Advises nation to steer clear of the 'coal imperialism' imposed by advanced countries

Arvind Subramanian, Suresh Prabhu
Union Raiway Minister Suresh Prabhu shares a light moment with Chief Economic Advisor Arvind Subramanian at the Sixteenth Darbari Seth Memorial Lecture on "Renewables versus Fossil Fuels" in New Delhi on Thursday. (Photo: PTI)
Shreya Jai New Delhi
Last Updated : Aug 17 2017 | 10:55 PM IST
Raising questions over the current method of costing for renewable energy, the chief economic advisor (CEA) to the government of India, Arvind Subramanian, said bidding is not the true criteria for finding the cost of renewable energy in India. At the same time, he warned against falling into the trap of ‘coal imperialism’ being imposed by developed nations, while urging the nation to continue to invest in coal as the base load till 2030.
 
Speaking at the Darbari Seth Memorial Lecture, Subramanian laid down ten propositions to balance the renewable versus fossil fuel market dynamics. “Coal is both the source of livelihoods for millions and the locus of many communities. But coal is also the source of several development pathologies—corruption, crime, mafias, maoist insurrection—captured in the term the “resource curse”. So, the rise of renewables poses both a threat to those livelihoods and communities, but it may also afford an opportunity to escape from the attendant pathologies,” he said.
 
He said intermittency of renewable energy, land cost, building a grid for it and most importantly the cost of displacing coal needs to be accounted in terms of calculating the costs of renewable energy. “We must be abundantly cautious about claims on behalf of renewables. Properly costed, renewables will achieve true parity (in social terms) with coal only in the future,” he said.
 
He further added that proper estimates of the full costs—not just levelised costs—of renewables are still elusive. “And one thing is clear- recent prices bid at solar auctions in India are not a true reflection of the true cost both because of the plethora of subsidies available and because there has been strategic under-bidding in the reverse auctions as in coal and telecommunications.
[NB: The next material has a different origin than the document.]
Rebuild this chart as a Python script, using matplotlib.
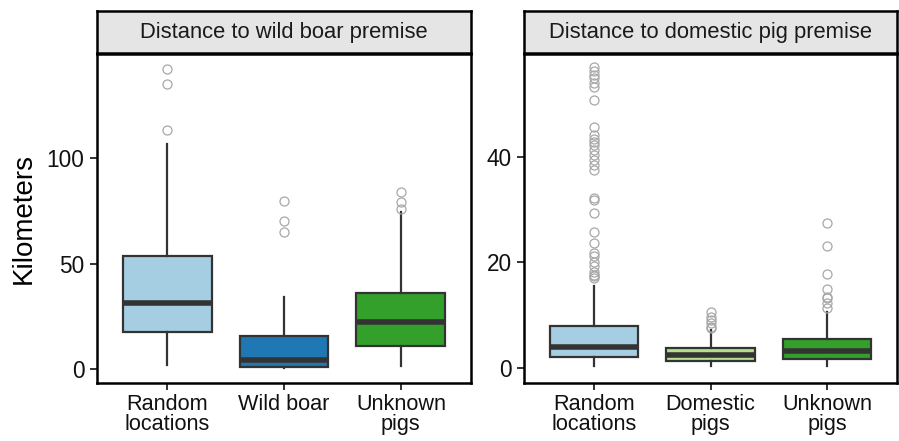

In fact, there is an important lesson here for renewables, namely, to avoid the experience of thermal power in creating excess capacity,” said the CEA.
 
Terming the two fuel sources- coal and renewables- as ‘Siamese Twins’, he said, “Declining prices of renewables is threatening to upend the thermal power sector, and as prices are renegotiated because power buyers—the discoms—are themselves financially strapped, this threat will extend to renewables themselves. Second, India needs coal in the short-medium term; renewables are part of the energy answer but they also come with hidden costs which must not be overlooked in our headlong embrace of renewable.”
 
India— a country struggling to provide basic electricity to about 25 per cent of the population— carbon imperialism on the part of the advanced countries could spell disaster for the nation, he said.
 
“Under any plausible scenario, coal will provide about 60 per cent of India’s power needs until 2030. It will, and perhaps should, remain the country’s primary energy source because it is the cheapest fuel available. We must shape the national and global narrative and not be stampeded by the rhetoric of carbon imperialism,” he added.